What is asked: Copy out the listing in full, exactly as written, but not its pictures.

Provided material:
%%

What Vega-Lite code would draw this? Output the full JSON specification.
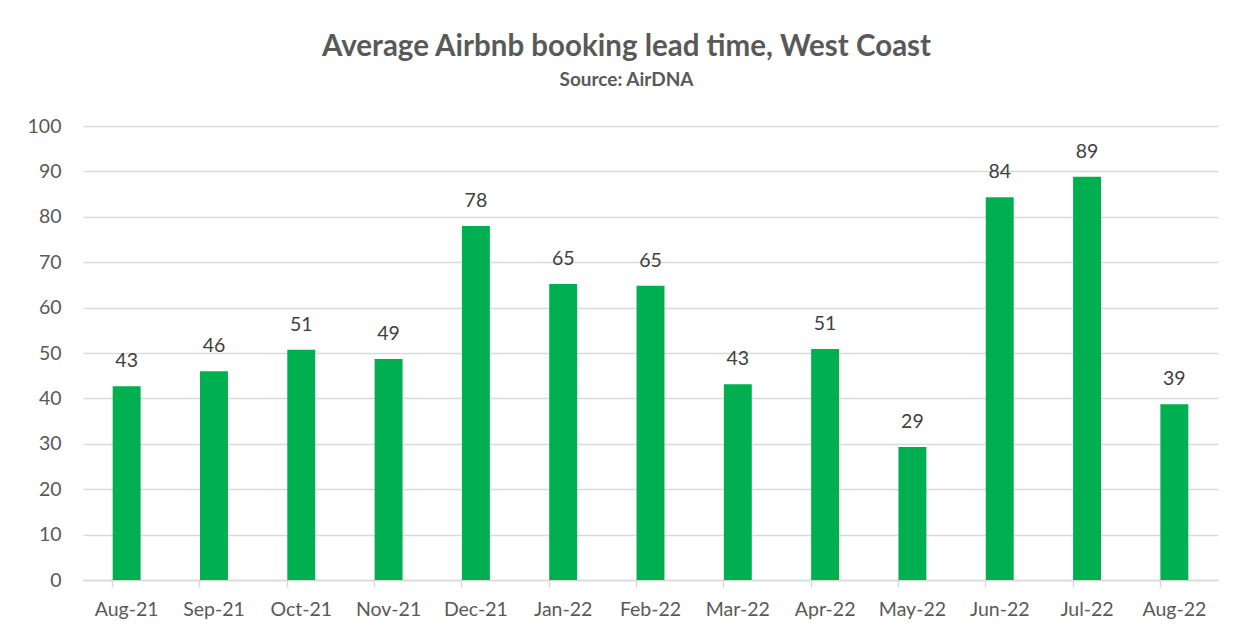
{
  "$schema": "https://vega.github.io/schema/vega-lite/v6.json",
  "width": 1135,
  "height": 454,
  "autosize": {"type": "none"},
  "padding": {"left": 83, "top": 126, "right": 27, "bottom": 57},
  "background": "white",
  "title": {
    "text": "Average Airbnb booking lead time, West Coast",
    "subtitle": "Source: AirDNA",
    "font": "Lato",
    "fontSize": 29.5,
    "fontWeight": "bold",
    "color": "#595959",
    "subtitleFont": "Lato",
    "subtitleFontSize": 19,
    "subtitleFontWeight": "bold",
    "subtitleColor": "#595959",
    "subtitlePadding": 9,
    "anchor": "middle",
    "dx": -24,
    "offset": 25
  },
  "data": {
    "values": [
      {"month": "Aug-21", "value": 42.7},
      {"month": "Sep-21", "value": 46.0},
      {"month": "Oct-21", "value": 50.7},
      {"month": "Nov-21", "value": 48.7},
      {"month": "Dec-21", "value": 78.0},
      {"month": "Jan-22", "value": 65.2},
      {"month": "Feb-22", "value": 64.8},
      {"month": "Mar-22", "value": 43.1},
      {"month": "Apr-22", "value": 50.9},
      {"month": "May-22", "value": 29.3},
      {"month": "Jun-22", "value": 84.3},
      {"month": "Jul-22", "value": 88.8},
      {"month": "Aug-22", "value": 38.7}
    ]
  },
  "encoding": {
    "x": {
      "field": "month",
      "type": "nominal",
      "sort": null,
      "title": null,
      "scale": {"paddingInner": 0.68, "paddingOuter": 0.34},
      "axis": {
        "labelAngle": 0,
        "labelFont": "Lato",
        "labelFontSize": 19.5,
        "labelColor": "#595959",
        "labelPadding": 13,
        "domainColor": "#d9d9d9",
        "domainWidth": 1.5,
        "tickColor": "#d9d9d9",
        "tickWidth": 1.5,
        "tickSize": 7,
        "bandPosition": 0,
        "grid": false
      }
    },
    "y": {
      "field": "value",
      "type": "quantitative",
      "title": null,
      "scale": {"domain": [0, 100]},
      "axis": {
        "values": [0, 10, 20, 30, 40, 50, 60, 70, 80, 90, 100],
        "labelFont": "Lato",
        "labelFontSize": 19.5,
        "labelColor": "#595959",
        "labelPadding": 22,
        "domain": false,
        "ticks": false,
        "gridColor": "#d9d9d9",
        "gridWidth": 1.5
      }
    }
  },
  "layer": [
    {"mark": {"type": "bar", "color": "#00B050"}},
    {
      "mark": {"type": "text", "font": "Lato", "fontSize": 19.5, "color": "#404040", "baseline": "alphabetic", "dy": -19},
      "encoding": {"text": {"field": "value", "type": "quantitative", "format": ".0f"}}
    }
  ],
  "config": {"view": {"stroke": null}}
}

%%

Solution for this exercise:
What Vega-Lite code would draw this? Output the full JSON specification.
{
  "$schema": "https://vega.github.io/schema/vega-lite/v6.json",
  "width": 1135,
  "height": 454,
  "autosize": {"type": "none"},
  "padding": {"left": 83, "top": 126, "right": 27, "bottom": 57},
  "background": "white",
  "title": {
    "text": "Average Airbnb booking lead time, West Coast",
    "subtitle": "Source: AirDNA",
    "font": "Lato",
    "fontSize": 29.5,
    "fontWeight": "bold",
    "color": "#595959",
    "subtitleFont": "Lato",
    "subtitleFontSize": 19,
    "subtitleFontWeight": "bold",
    "subtitleColor": "#595959",
    "subtitlePadding": 9,
    "anchor": "middle",
    "dx": -24,
    "offset": 25
  },
  "data": {
    "values": [
      {"month": "Aug-21", "value": 42.7},
      {"month": "Sep-21", "value": 46.0},
      {"month": "Oct-21", "value": 50.7},
      {"month": "Nov-21", "value": 48.7},
      {"month": "Dec-21", "value": 78.0},
      {"month": "Jan-22", "value": 65.2},
      {"month": "Feb-22", "value": 64.8},
      {"month": "Mar-22", "value": 43.1},
      {"month": "Apr-22", "value": 50.9},
      {"month": "May-22", "value": 29.3},
      {"month": "Jun-22", "value": 84.3},
      {"month": "Jul-22", "value": 88.8},
      {"month": "Aug-22", "value": 38.7}
    ]
  },
  "encoding": {
    "x": {
      "field": "month",
      "type": "nominal",
      "sort": null,
      "title": null,
      "scale": {"paddingInner": 0.68, "paddingOuter": 0.34},
      "axis": {
        "labelAngle": 0,
        "labelFont": "Lato",
        "labelFontSize": 19.5,
        "labelColor": "#595959",
        "labelPadding": 13,
        "domainColor": "#d9d9d9",
        "domainWidth": 1.5,
        "tickColor": "#d9d9d9",
        "tickWidth": 1.5,
        "tickSize": 7,
        "bandPosition": 0,
        "grid": false
      }
    },
    "y": {
      "field": "value",
      "type": "quantitative",
      "title": null,
      "scale": {"domain": [0, 100]},
      "axis": {
        "values": [0, 10, 20, 30, 40, 50, 60, 70, 80, 90, 100],
        "labelFont": "Lato",
        "labelFontSize": 19.5,
        "labelColor": "#595959",
        "labelPadding": 22,
        "domain": false,
        "ticks": false,
        "gridColor": "#d9d9d9",
        "gridWidth": 1.5
      }
    }
  },
  "layer": [
    {"mark": {"type": "bar", "color": "#00B050"}},
    {
      "mark": {"type": "text", "font": "Lato", "fontSize": 19.5, "color": "#404040", "baseline": "alphabetic", "dy": -19},
      "encoding": {"text": {"field": "value", "type": "quantitative", "format": ".0f"}}
    }
  ],
  "config": {"view": {"stroke": null}}
}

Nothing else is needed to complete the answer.